Write out each line word for word. Drop pictures.

————————

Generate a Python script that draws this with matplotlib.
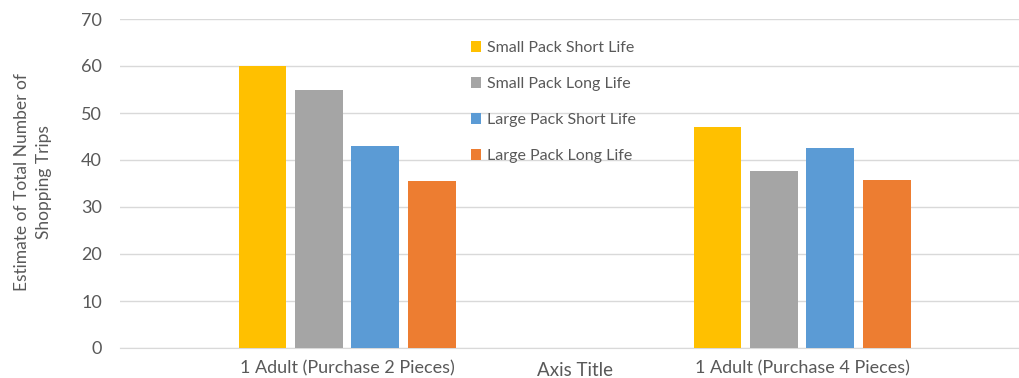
import matplotlib
matplotlib.use("Agg")
import matplotlib.pyplot as plt
import numpy as np

categories = ["1 Adult (Purchase 2 Pieces)", "1 Adult (Purchase 4 Pieces)"]
series_names = ["Small Pack Short Life", "Small Pack Long Life",
                "Large Pack Short Life", "Large Pack Long Life"]
small_short = [60, 47]
small_long = [55, 37.7]
large_short = [43, 42.5]
large_long = [35.5, 35.7]
colors = ["#FFC000", "#A5A5A5", "#5B9BD5", "#ED7D31"]
yticks = [0, 10, 20, 30, 40, 50, 60, 70]

plt.rcParams['font.family'] = ['Lato', 'DejaVu Sans']
txt = "#595959"

fig = plt.figure(figsize=(10.2, 3.78), dpi=100)
ax = fig.add_axes([120/1020, 1-348/378, 900/1020, (348-19)/378])

x = np.arange(len(categories))
step = 0.124
width = 0.105
all_series = [small_short, small_long, large_short, large_long]
for i, (vals, name, c) in enumerate(zip(all_series, series_names, colors)):
    ax.bar(x + (i - 1.5) * step, vals, width=width, color=c, label=name, zorder=3)

ax.set_xlim(-0.499, 1.479)
ax.set_ylim(0, 70)
ax.set_yticks(yticks)
ax.yaxis.grid(True, color="#D9D9D9", linewidth=1, zorder=0)
ax.set_axisbelow(True)
for s in ["top", "right", "left"]:
    ax.spines[s].set_visible(False)
ax.spines["bottom"].set_color("#D9D9D9")
ax.tick_params(axis="both", length=0, colors=txt, labelsize=13)
ax.tick_params(axis="y", pad=13)
ax.tick_params(axis="x", pad=9)
ax.set_xticks(x)
ax.set_xticklabels(categories)
fig.text(575/1020, 1-371/378, "Axis Title", color=txt, fontsize=13.5, ha="center", va="center")
fig.text(33/1020, 1-182/378, "Estimate of Total Number of\nShopping Trips", color=txt,
         fontsize=12.5, rotation=90, ha="center", va="center", multialignment="center",
         linespacing=1.5)

leg = ax.legend(loc="upper left", bbox_to_anchor=(463/1020, 1-33/378), bbox_transform=fig.transFigure,
                frameon=False, fontsize=11.5, labelcolor=txt, handlelength=0.65, handleheight=0.65,
                handletextpad=0.35, labelspacing=1.38, borderpad=0)

fig.savefig("out.png", dpi=100)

————————

Finished exercise:
Generate a Python script that draws this with matplotlib.
import matplotlib
matplotlib.use("Agg")
import matplotlib.pyplot as plt
import numpy as np

categories = ["1 Adult (Purchase 2 Pieces)", "1 Adult (Purchase 4 Pieces)"]
series_names = ["Small Pack Short Life", "Small Pack Long Life",
                "Large Pack Short Life", "Large Pack Long Life"]
small_short = [60, 47]
small_long = [55, 37.7]
large_short = [43, 42.5]
large_long = [35.5, 35.7]
colors = ["#FFC000", "#A5A5A5", "#5B9BD5", "#ED7D31"]
yticks = [0, 10, 20, 30, 40, 50, 60, 70]

plt.rcParams['font.family'] = ['Lato', 'DejaVu Sans']
txt = "#595959"

fig = plt.figure(figsize=(10.2, 3.78), dpi=100)
ax = fig.add_axes([120/1020, 1-348/378, 900/1020, (348-19)/378])

x = np.arange(len(categories))
step = 0.124
width = 0.105
all_series = [small_short, small_long, large_short, large_long]
for i, (vals, name, c) in enumerate(zip(all_series, series_names, colors)):
    ax.bar(x + (i - 1.5) * step, vals, width=width, color=c, label=name, zorder=3)

ax.set_xlim(-0.499, 1.479)
ax.set_ylim(0, 70)
ax.set_yticks(yticks)
ax.yaxis.grid(True, color="#D9D9D9", linewidth=1, zorder=0)
ax.set_axisbelow(True)
for s in ["top", "right", "left"]:
    ax.spines[s].set_visible(False)
ax.spines["bottom"].set_color("#D9D9D9")
ax.tick_params(axis="both", length=0, colors=txt, labelsize=13)
ax.tick_params(axis="y", pad=13)
ax.tick_params(axis="x", pad=9)
ax.set_xticks(x)
ax.set_xticklabels(categories)
fig.text(575/1020, 1-371/378, "Axis Title", color=txt, fontsize=13.5, ha="center", va="center")
fig.text(33/1020, 1-182/378, "Estimate of Total Number of\nShopping Trips", color=txt,
         fontsize=12.5, rotation=90, ha="center", va="center", multialignment="center",
         linespacing=1.5)

leg = ax.legend(loc="upper left", bbox_to_anchor=(463/1020, 1-33/378), bbox_transform=fig.transFigure,
                frameon=False, fontsize=11.5, labelcolor=txt, handlelength=0.65, handleheight=0.65,
                handletextpad=0.35, labelspacing=1.38, borderpad=0)

fig.savefig("out.png", dpi=100)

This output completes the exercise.